EAST GREENWICH, R.I. -- Bruce Wigton was swatting mosquitoes during a fishing trip in 1990 when he began to plot his revenge against the bloodsucking bugs.
Nine years later, Wigton has come up with the Mosquito Magnet, a device that lures mosquitoes to what they think is a hemoglobin snack, but instead sucks them into a bag where they die.American Biophysics, which has worked with the U.S. Department of Agriculture in developing the product, is selling the Mosquito Magnet to resorts in Florida and the Caribbean.
The next step is completing the design of a smaller, cheaper unit that "the average person can get into his back yard," said Wigton, chairman and director of research and development at the East Greenwich-based company.
Mosquitoes may be the most despised insect on earth. Not just an annoyance to anglers who enjoy the outdoors, they can be deadly. Around the world, more than a million deaths a year are attributed to malaria, which is transmitted by mosquito bite, says the World Health Organization.
The main weapons against mosquitoes are pesticides. Others have used electric bug zappers, but with little effect.
Zappers have declined in popularity over the years as researchers have pronounced them useless for controlling mosquitoes. Instead, they fry moths and other benign bugs.
Pesticides and bug sprays are more effective, but some question their long-term health effects to humans.
Enter the Mosquito Magnet, which Wigton says only harms nasty, bloodsucking bugs.
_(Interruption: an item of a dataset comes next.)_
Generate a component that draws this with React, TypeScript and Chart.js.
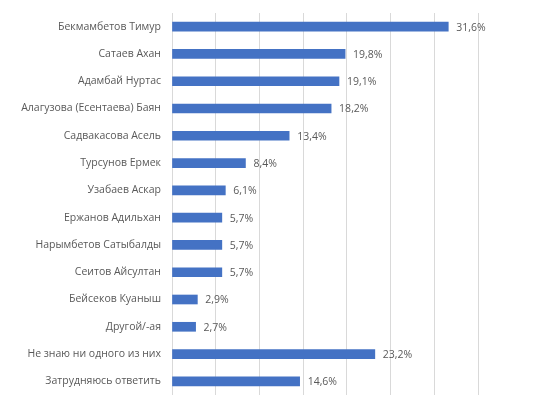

The Mosquito Magnet is fueled by a propane tank like those attached to a gas grill. A patented device in the Mosquito Magnet creates a catalytic reaction -- essentially combustion without a flame -- that converts the propane into carbon dioxide and warm water vapor in proportions similar to those in human breath.
This process generates a small electrical charge that powers the machine's fan, which blows out the carbon dioxide, and its vacuum.
As the gasses waft out, female mosquitoes (males do not bite) are duped into thinking they are in the vicinity of human blood.
A tiny vacuum siphons mosquitoes into a bag, where they die. As the egg-laying females are cleaned from an area, the population drops, says Raymond Iannetta, president and chief executive officer of American Biophysics.
So far, the company has produced only large, industrial-strength units -- which sell for $1,295. They have gotten accolades for killing not just mosquitoes, but also sand flies -- called no-see-ums because they're too small to see.
Smaller backyard models are to hit the market in late summer, with a price tag of about $495.
Robert Morgan, chairman of the exclusive Ocean Reef Club in Key Largo, Fla., has bought several machines and ordered more for friends and neighbors.
In the first month and a half, Morgan said he had collected a bag with more than a million of the tiny bugs.
American Biophysics had sales of about $225,000 in 1998 and hopes to generate revenues of about $8 million this year, said Iannetta, who ran and sold several startups before joining the company in July.
American Biophysics has a lot riding on the success of the Mosquito Magnet. But Iannetta has motives other than profit.
"I hate mosquitoes," he said. "Kill them all."